S'établir les deux pieds dans l'eau
Les archéologues, qui avancent l'hypothèse que les premiers
colons arrivés à Québec pourraient s'être établis
sur ce site, constatent d'ailleurs qu'il ressemble étrangement à
celui qui abritait l'Habitation de Champlain au Cap Tourmente, aux premiers
établissements sur la Côte de Beaupré ou même
à l'Ile aux Oies. "J'en viens à me demander si les Français
arrivant du marais poitevin, par exemple, ne choisissaient pas de s'installer
dans un milieu humide où le foin de mer, le petit gibier et le poisson
abondaient, de préférence aux forêts inhospitalières,
précise Marcel Moussette. Bien sûr, ils prenaient le risque
d'innondations régulières, mais en contrepartie ils profitaient
d'un endroit fertile, dépourvu de souches d'arbres à arracher."
Ouvert début mai, le chantier-école, qui finit ses activités le 6 juin, progresse lentement car les étudiants doivent respecter scrupuleusement chaque étape du travail pour se familiariser avec les techniques de fouille. Arpentage, dessins sur papier millimétré, prises de photos, coupes soigneusement reproduites, chacun consigne ses observations et les remet à un chef d'équipe qui se charge de l'enregistrement des données. Une étudiante de deuxième cycle, Marie-Noëlle Tremblay, rédigera ensuite le rapport sur le chantier et la synthèse des découvertes afin de nourrir son mémoire de maîtrise.

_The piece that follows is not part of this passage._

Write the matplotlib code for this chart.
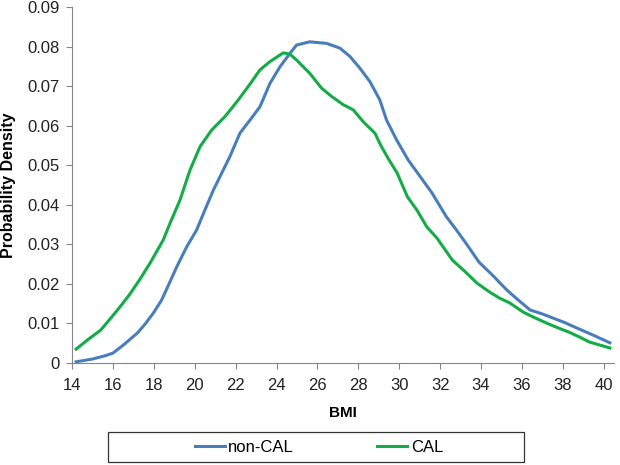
import matplotlib.pyplot as plt
from matplotlib.patches import Rectangle
from matplotlib.ticker import FuncFormatter

plt.rcParams['font.family'] = ['Liberation Sans', 'DejaVu Sans']

# non-CAL curve (BMI, density)
noncal_bmi = [14.2, 15.0, 15.6, 16.0, 16.5, 17.2, 17.6, 18.0, 18.38, 18.7, 19.12, 19.61,
              20.09, 20.5, 20.91, 21.32, 21.72, 22.21, 22.7, 23.19, 23.68, 24.17, 24.66, 24.98,
              25.63, 26.45, 27.1, 27.59, 28.08, 28.57, 29.05, 29.38, 29.87, 30.44, 30.86, 31.6,
              32.3, 32.8, 33.3, 33.9, 34.6, 35.25, 35.8, 36.4, 37.0, 37.5, 38.1, 38.7, 39.5, 40.3]
noncal_pd = [0.0003, 0.0010, 0.0018, 0.0025, 0.0045, 0.0076, 0.0100, 0.0128, 0.0159, 0.0195,
             0.0243, 0.0294, 0.0336, 0.0387, 0.0437, 0.0480, 0.0522, 0.0581, 0.0614, 0.0648,
             0.0707, 0.0749, 0.0783, 0.0804, 0.0812, 0.0808, 0.0796, 0.0775, 0.0745, 0.0711,
             0.0665, 0.0614, 0.0564, 0.0513, 0.0483, 0.0430, 0.0370, 0.0336, 0.0300, 0.0255,
             0.0220, 0.0185, 0.0160, 0.0134, 0.0124, 0.0114, 0.0102, 0.0088, 0.0070, 0.0051]

# CAL curve (BMI, density)
cal_bmi = [14.2, 14.8, 15.4, 16.0, 16.35, 16.8, 17.3, 17.81, 18.46, 18.79, 19.28, 19.77,
           20.26, 20.83, 21.48, 22.13, 22.7, 23.19, 23.68, 24.33, 24.65, 24.98, 25.63, 26.2,
           26.69, 27.26, 27.75, 28.24, 28.81, 29.13, 29.46, 29.9, 30.4, 30.86, 31.35, 31.84,
           32.6, 33.2, 33.8, 34.4, 34.9, 35.4, 36.05, 36.6, 37.2, 37.8, 38.3, 38.8, 39.3, 40.3]
cal_pd = [0.0035, 0.0060, 0.0083, 0.0120, 0.0142, 0.0172, 0.0210, 0.0252, 0.0311, 0.0353,
          0.0412, 0.0488, 0.0547, 0.0589, 0.0623, 0.0665, 0.0705, 0.0741, 0.0762, 0.0784,
          0.0781, 0.0766, 0.0732, 0.0695, 0.0674, 0.0653, 0.0640, 0.0610, 0.0581, 0.0547,
          0.0517, 0.0480, 0.0420, 0.0387, 0.0344, 0.0316, 0.0260, 0.0232, 0.0202, 0.0180,
          0.0164, 0.0152, 0.0129, 0.0115, 0.0101, 0.0088, 0.0078, 0.0066, 0.0053, 0.0038]

fig = plt.figure(figsize=(6.2, 4.65), dpi=100)
ax = fig.add_axes([72 / 620, 1 - 363 / 465, 542 / 620, 356 / 465])

ax.plot(noncal_bmi, noncal_pd, color='#4a7ebb', lw=2.2, label='non-CAL',
        solid_joinstyle='round')
ax.plot(cal_bmi, cal_pd, color='#13ac46', lw=2.2, label='CAL',
        solid_joinstyle='round')

ax.set_xlim(14, 40.5)
ax.set_ylim(0, 0.09)
ax.set_xticks(range(14, 41, 2))
ax.set_yticks([i / 100 for i in range(10)])
ax.yaxis.set_major_formatter(FuncFormatter(lambda v, p: '0' if v == 0 else f'{v:.2f}'))

for s in ['top', 'right']:
    ax.spines[s].set_visible(False)
for s in ['left', 'bottom']:
    ax.spines[s].set_color('#868686')
ax.tick_params(colors='#868686', labelcolor='#222222', labelsize=12, length=4)
ax.tick_params(axis='x', pad=7)
ax.tick_params(axis='y', pad=5)

ax.set_xlabel('BMI', fontweight='bold', fontsize=11, labelpad=9)
ax.set_ylabel('Probability Density', fontweight='bold', fontsize=11.5, labelpad=8)

# legend box
fig.patches.append(Rectangle((108 / 620, 1 - 462 / 465), 416 / 620, 30 / 465,
                             transform=fig.transFigure, fill=False,
                             edgecolor='#333333', linewidth=0.9))
fig.legend(loc='center', bbox_to_anchor=(319 / 620, 1 - 447 / 465), ncol=2,
           fontsize=12, frameon=False, handlelength=1.8, handletextpad=0.2,
           columnspacing=5.0)

fig.savefig('out.png', dpi=100)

L'équipe de jeunes archéologues a en effet mis au jour quelques vestiges intéressants, comme des poils d'animaux, des graines de plantes européennes et autochtones, ainsi que des céramiques françaises. Tous ces objets, bien conservés, reposaient dans une terre humide gorgée d'eau car ce type de milieu prévient la dégradation organique. Il semble donc possible de penser que le quartier de la Canardière abritait depuis fort longtemps des campements saisonniers autochtones, qui profitaient de leur séjour pour chasser le petit gibier d'eau. Cette situation privilégiée fait donc du Domaine Maizerets un lieu de fouilles très intéressant pour l'avenir.